What should this mean for us in the church? I do not wish to argue here for a sensus fidei as a source of doctrine – that topic is better suited for later. But the same principle applies here as well. To be clear, this applies not just to the Roman church, but to each member of Christ’s body. If the church’s teaching on, for example, marriage, has gotten wobbly, it is by the church’s own conduct. We see marriages dissolve on “no fault” grounds, and the church barely bats an eye, communicating either indifference or acquiescence. You can talk as great a game as you want about how your church views marriage as indissoluble and sacred, but if you behave in ways that suggest it is not, in ways that make it easy for the church to acknowledge civil divorce within its canons, then people remember that. When clergy, Protestant and Roman Catholic alike, commit depredations against those in their care, and suffer few to no consequences, that too is a form of teaching.
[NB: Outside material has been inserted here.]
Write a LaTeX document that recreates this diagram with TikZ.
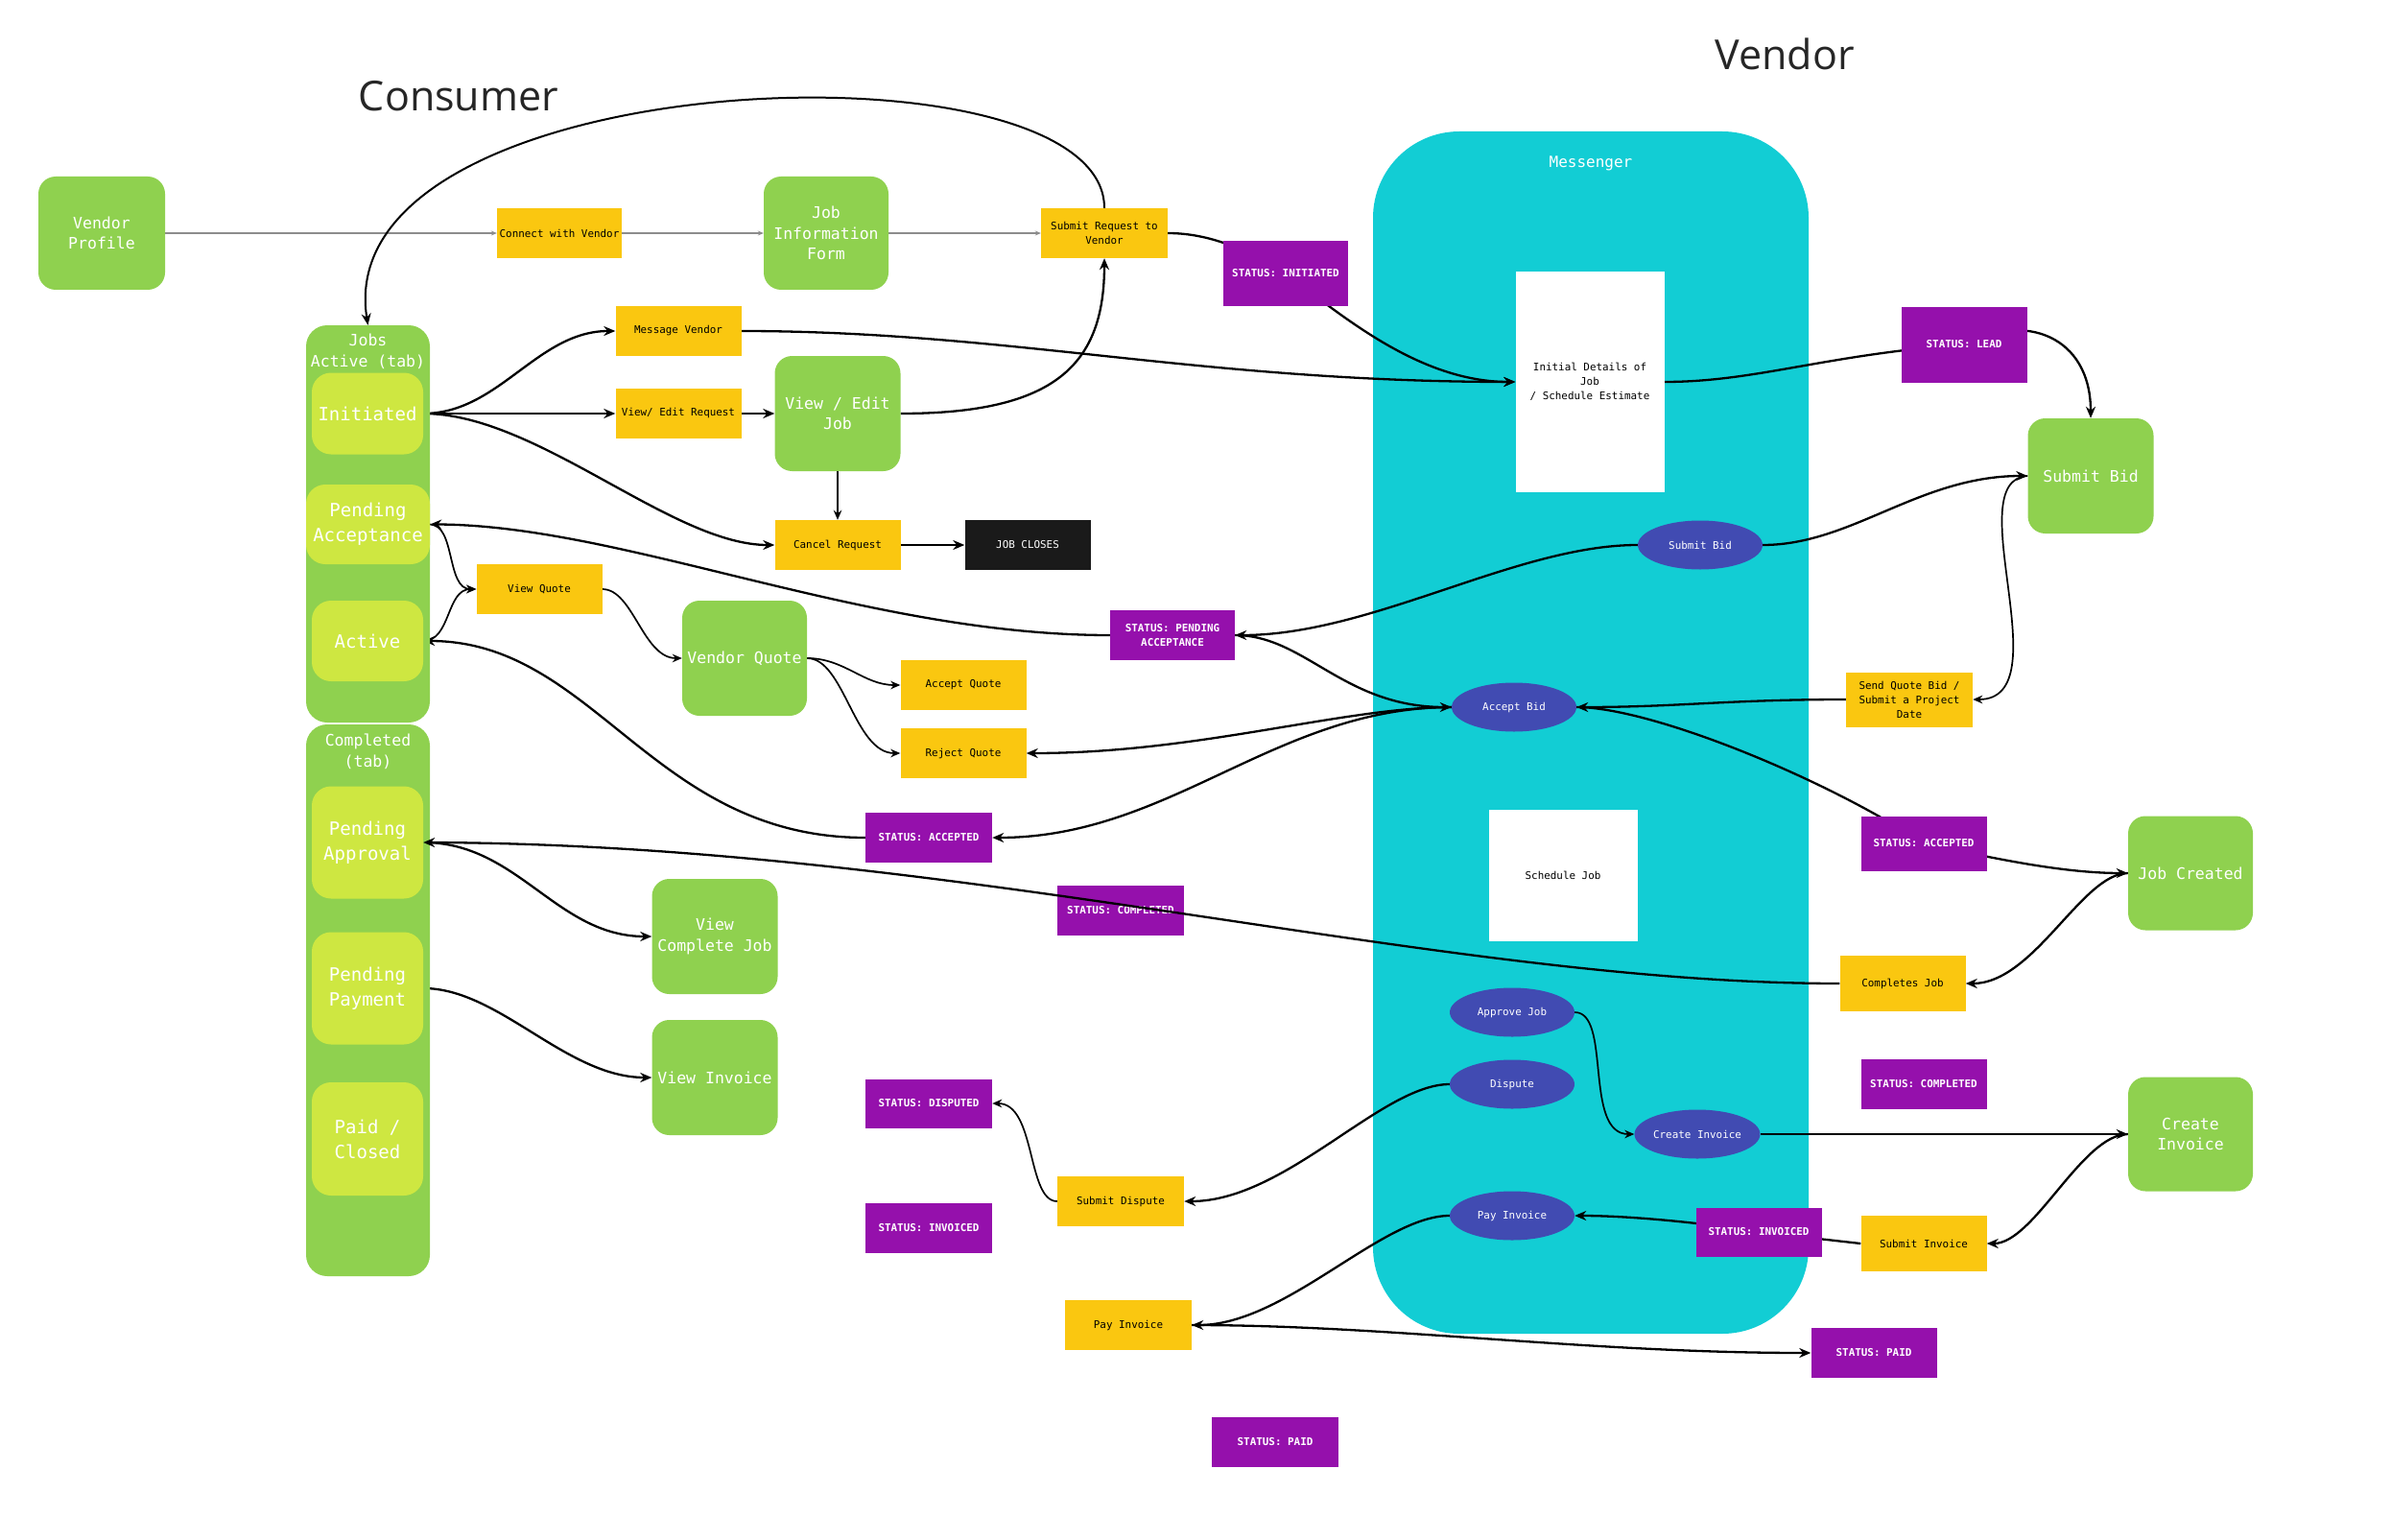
\documentclass[tikz,border=0pt]{standalone}
\usepackage{fontspec}
\setmonofont{DejaVu Sans Mono}
\newfontfamily\headfont{Open Sans}
\usetikzlibrary{arrows.meta, shapes.geometric}
\definecolor{greenc}{HTML}{8FD14F}
\definecolor{limec}{HTML}{CEE741}
\definecolor{yellowc}{HTML}{FAC710}
\definecolor{purplec}{HTML}{9510AC}
\definecolor{cyanc}{HTML}{12CDD4}
\definecolor{bluec}{HTML}{414BB2}
\definecolor{darkc}{HTML}{1A1A1A}
\pgfdeclarelayer{back}
\pgfdeclarelayer{lines}
\pgfsetlayers{back,lines,main}

\begin{document}
\begin{tikzpicture}[x=1pt, y=-1pt,
  greenbox/.style={fill=greenc, rounded corners=18pt, minimum width=130pt, minimum height=118pt, align=center, text=white, inner sep=2pt, font=\ttfamily\fontsize{16.5}{21.5}\selectfont},
  tabbox/.style={fill=greenc, rounded corners=22pt, minimum width=129pt, inner sep=0pt},
  tabtitle/.style={text=white, align=center, font=\ttfamily\fontsize{16.5}{22}\selectfont},
  statebox/.style={fill=limec, rounded corners=20pt, minimum width=116pt, align=center, text=white, inner sep=2pt, font=\ttfamily\fontsize{19}{26}\selectfont},
  stepbox/.style={fill=yellowc, minimum width=131pt, minimum height=52pt, align=center, inner sep=2pt, font=\ttfamily\fontsize{10.9}{15}\selectfont},
  statbox/.style={fill=purplec, text=white, minimum width=131pt, minimum height=52pt, align=center, inner sep=2pt, font=\ttfamily\bfseries\fontsize{10.9}{15}\selectfont},
  closebox/.style={stepbox, fill=darkc, text=white},
  msgell/.style={ellipse, fill=bluec, text=white, minimum width=130pt, minimum height=51pt, inner sep=0pt, font=\ttfamily\fontsize{10.9}{15}\selectfont},
  paper/.style={fill=white, minimum width=155pt, align=center, inner sep=2pt, font=\ttfamily\fontsize{10.9}{15}\selectfont},
  sidetitle/.style={text=black!85, font=\headfont\fontsize{43}{50}\selectfont},
  arrow/.style={-{Stealth[length=12pt,width=10pt]}, line width=2.3pt},
  thinarrow/.style={-{Stealth[length=10pt,width=8.5pt]}, line width=1.7pt},
  guide/.style={-{Stealth[length=6pt,width=5pt]}, draw=black!45, line width=1.3pt}
]
\useasboundingbox (0,0) rectangle (2492,1605);

% Titles
\node[sidetitle] (consumer) at (478,100) {Consumer};
\node[sidetitle] (vendor) at (1860,56) {Vendor};

% Consumer side
\node[greenbox, minimum width=132pt] (vprofile) at (106,243) {Vendor\\Profile};
\node[stepbox, minimum width=130pt] (connect) at (583,243) {Connect with Vendor};
\node[greenbox] (jobinfo) at (861,243) {Job\\Information\\Form};
\node[stepbox, minimum width=132pt] (subreq) at (1151,243) {Submit Request to\\Vendor};

\node[tabbox, minimum height=414pt] (jobsactive) at (383.5,546) {};
\node[tabtitle] (jobsactivetitle) at (383.5,366) {Jobs\\Active (tab)};
\node[statebox, minimum height=85pt] (initiated) at (383,431) {Initiated};
\node[statebox, minimum width=129pt, minimum height=83pt] (pendacc) at (383.5,546.5) {Pending\\Acceptance};
\node[statebox, minimum height=84pt] (active) at (383,668) {Active};

\node[tabbox, minimum height=575pt] (completed) at (383.5,1042.5) {};
\node[tabtitle] (completedtitle) at (383.5,783) {Completed\\(tab)};
\node[statebox, minimum height=117pt] (pendappr) at (383,878) {Pending\\Approval};
\node[statebox, minimum height=117pt] (pendpay) at (383,1030) {Pending\\Payment};
\node[statebox, minimum height=118pt] (paidclosed) at (383,1187) {Paid /\\Closed};

\node[stepbox] (msgvendor) at (707,345) {Message Vendor};
\node[stepbox] (viewreq) at (707,431) {View/ Edit Request};
\node[greenbox, minimum width=131pt, minimum height=120pt] (viewjob) at (873,431) {View / Edit\\Job};
\node[stepbox] (cancel) at (873,568) {Cancel Request};
\node[closebox] (jobcloses) at (1071,568) {JOB CLOSES};

\node[stepbox] (viewquote) at (562,614) {View Quote};
\node[greenbox, minimum height=120pt] (vendorquote) at (776,686) {Vendor Quote};
\node[stepbox] (acceptq) at (1004,714) {Accept Quote};
\node[stepbox] (rejectq) at (1004,785) {Reject Quote};

\node[statbox, minimum width=130pt] (stpa) at (1222,662) {STATUS: PENDING\\ACCEPTANCE};
\node[statbox, minimum width=132pt] (stacc1) at (968,873) {STATUS: ACCEPTED};
\node[statbox, minimum width=132pt] (stcomp1) at (1168,949) {STATUS: COMPLETED};

\node[greenbox, minimum width=131pt, minimum height=120pt] (viewcomplete) at (745,976) {View\\Complete Job};
\node[greenbox, minimum width=131pt, minimum height=120pt] (viewinvoice) at (745,1123) {View Invoice};

\node[statbox, minimum width=132pt, minimum height=51pt] (stdisp) at (968,1150) {STATUS: DISPUTED};
\node[statbox, minimum width=132pt] (stinv1) at (968,1280) {STATUS: INVOICED};
\node[stepbox, minimum width=132pt] (submitdisp) at (1168,1252) {Submit Dispute};
\node[stepbox, minimum width=132pt] (payinvy) at (1176,1381) {Pay Invoice};
\node[statbox, minimum width=132pt] (stpaid1) at (1329,1503) {STATUS: PAID};

% Vendor side
\begin{pgfonlayer}{back}
\node[fill=cyanc, rounded corners=90pt, minimum width=454pt, minimum height=1253pt] (messenger) at (1658,763.5) {};
\end{pgfonlayer}
\node[text=white, font=\ttfamily\fontsize{16}{20}\selectfont] (messengertitle) at (1658,170) {Messenger};
\node[paper, minimum height=229pt] (initdet) at (1657,398) {Initial Details of\\Job\\/ Schedule Estimate};
\node[paper, minimum height=137pt] (schedjob) at (1629,912) {Schedule Job};

\node[statbox, minimum width=130pt, minimum height=67pt] (stinit) at (1340,285) {STATUS: INITIATED};
\node[statbox, minimum height=79pt] (stlead) at (2047,359) {STATUS: LEAD};
\node[greenbox, minimum width=131pt, minimum height=120pt] (submitbidg) at (2179,496) {Submit Bid};
\node[msgell] (sbell) at (1772,568) {Submit Bid};
\node[msgell] (acceptbid) at (1578,737) {Accept Bid};
\node[stepbox, minimum width=132pt, minimum height=57pt] (sendq) at (1990,729) {Send Quote Bid /\\Submit a Project\\Date};

\node[statbox, minimum height=57pt] (stacc2) at (2005,879) {STATUS: ACCEPTED};
\node[greenbox, minimum height=119pt] (jobcreated) at (2283,910) {Job Created};
\node[stepbox, minimum height=58pt] (completes) at (1983,1025) {Completes Job};

\node[msgell] (approvejob) at (1576,1055) {Approve Job};
\node[msgell] (dispute) at (1576,1130) {Dispute};
\node[msgell, minimum width=131pt] (createinv) at (1769,1182) {Create Invoice};
\node[statbox] (stcomp2) at (2005,1130) {STATUS: COMPLETED};
\node[greenbox, minimum height=119pt] (createinvg) at (2283,1182) {Create\\Invoice};

\node[msgell] (payinvell) at (1576,1267) {Pay Invoice};
\node[statbox, minimum height=51pt] (stinv2) at (1833,1284) {STATUS: INVOICED};
\node[stepbox, minimum height=58pt] (submitinv) at (2005,1296) {Submit Invoice};
\node[statbox] (stpaid2) at (1953,1410) {STATUS: PAID};

% Connectors
\begin{pgfonlayer}{lines}
\draw[guide] (vprofile) -- (connect);
\draw[guide] (connect) -- (jobinfo);
\draw[guide] (jobinfo) -- (subreq);
\draw[arrow, line width=2pt] (subreq.north) .. controls (1151,35) and (340,65) .. (jobsactive.north);

\draw[arrow] (initiated.east) .. controls (520,431) and (560,345) .. (msgvendor.west);
\draw[arrow] (initiated.east) -- (viewreq.west);
\draw[arrow] (initiated.east) .. controls (560,431) and (700,568) .. (cancel.west);
\draw[arrow] (viewreq) -- (viewjob);
\draw[thinarrow] (viewjob) -- (cancel);
\draw[arrow] (viewjob.east) .. controls (1100,431) and (1151,380) .. (subreq.south);
\draw[arrow] (cancel) -- (jobcloses);

\draw[arrow] (msgvendor.east) .. controls (1050,345) and (1250,398) .. (initdet.west);
\draw[arrow] (subreq.east) .. controls (1260,243) and (1300,260) .. (stinit.center)
  .. controls (1400,330) and (1480,398) .. (initdet.west);
\draw[arrow] (initdet.east) .. controls (1830,398) and (1900,370) .. (stlead.center)
  .. controls (2110,325) and (2179,350) .. (submitbidg.north);

\draw[arrow] (sbell.east) .. controls (1930,568) and (2000,496) .. (submitbidg.west);
\draw[arrow] (sbell.west) .. controls (1580,568) and (1430,662) .. (stpa.east);
\draw[arrow] (stpa.west) .. controls (900,662) and (650,547) .. (pendacc.east);
\draw[arrow] (stpa.east) .. controls (1360,662) and (1400,737) .. (acceptbid.west);

\draw[thinarrow] (pendacc.east) .. controls (475,547) and (465,614) .. (viewquote.west);
\draw[thinarrow] (active.east) .. controls (470,668) and (465,614) .. (viewquote.west);
\draw[thinarrow] (viewquote.east) .. controls (660,614) and (670,686) .. (vendorquote.west);
\draw[thinarrow] (vendorquote.east) .. controls (880,686) and (900,714) .. (acceptq.west);
\draw[thinarrow] (vendorquote.east) .. controls (880,686) and (890,785) .. (rejectq.west);

\draw[arrow] (acceptbid.west) .. controls (1400,737) and (1250,785) .. (rejectq.east);
\draw[arrow] (acceptbid.west) .. controls (1330,737) and (1220,873) .. (stacc1.east);
\draw[arrow] (stacc1.west) .. controls (680,873) and (620,668) .. (active.east);

\draw[arrow] (sendq.west) .. controls (1800,729) and (1750,737) .. (acceptbid.east);
\draw[thinarrow] (submitbidg.west) .. controls (2040,500) and (2150,729) .. (sendq.east);
\draw[arrow] (acceptbid.east) .. controls (1720,737) and (1900,810) .. (stacc2.center)
  .. controls (2080,895) and (2150,910) .. (jobcreated.west);
\draw[arrow] (jobcreated.west) .. controls (2170,910) and (2120,1025) .. (completes.east);

\draw[arrow] (pendappr.east) .. controls (540,878) and (580,976) .. (viewcomplete.west);
\draw[arrow] (pendpay.east) .. controls (520,1030) and (590,1123) .. (viewinvoice.west);

\draw[thinarrow] (approvejob.east) .. controls (1680,1055) and (1650,1182) .. (createinv.west);
\draw[arrow] (createinv) -- (createinvg);
\draw[arrow] (createinvg.west) .. controls (2170,1182) and (2120,1296) .. (submitinv.east);
\draw[arrow] (submitinv.west) -- (stinv2.center)
  .. controls (1780,1275) and (1700,1267) .. (payinvell.east);
\draw[arrow] (payinvell.west) .. controls (1440,1267) and (1340,1381) .. (payinvy.east);
\draw[arrow] (payinvy.east) .. controls (1450,1381) and (1650,1410) .. (stpaid2.west);
\draw[arrow] (dispute.west) .. controls (1440,1130) and (1340,1252) .. (submitdisp.east);
\draw[thinarrow] (submitdisp.west) .. controls (1070,1252) and (1080,1150) .. (stdisp.east);
\end{pgfonlayer}

% this one runs over its status label
\draw[arrow] (completes.west) .. controls (1500,1025) and (1000,880) .. (pendappr.east);
\end{tikzpicture}
\end{document}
When young women are taught that they are permanently tainted or stained by sexual encounters, consensual or not, that is a form of teaching. When the church refuses to care for the widow, the orphan, and hireling, that is a form of teaching. The abstruse reasoning of theologians and scholars counts little at that point.
To argue that only pronouncements of doctrine made or written by someone in authority, whether made by a Pope, or a council, or a synod, or by the baptist preacher down the street, count as teaching, is to mock God. These things are ways of teaching, but teaching is so much more than that. If we believe that the church stands in the right before God because we have maintained the right teachings in a formal sense, but have acted on them in no meaningful way, we deceive only ourselves. God sees our declarations of faith and our creeds, but He sees also how we have applied them. “Our teaching didn’t change because we never passed a binding resolution to do so out of the committee of the whole” is the battle cry of those who wish to find continuity where it is in want.
We can, if we wish, wander into the minefield of arguing about whether church teaching should change, whether we’ve just gotten it wrong. But to pretend that only formalist teachings matter when practice has already moved well beyond it is catechetical gaslighting. There is no point in denying a change has occurred when it quite transparently has. We should not pretend that any of this is easy. Sometimes all we can do is throw ourselves before the throne of grace and pray that the Holy Spirit will lead the church, and us, in the right way.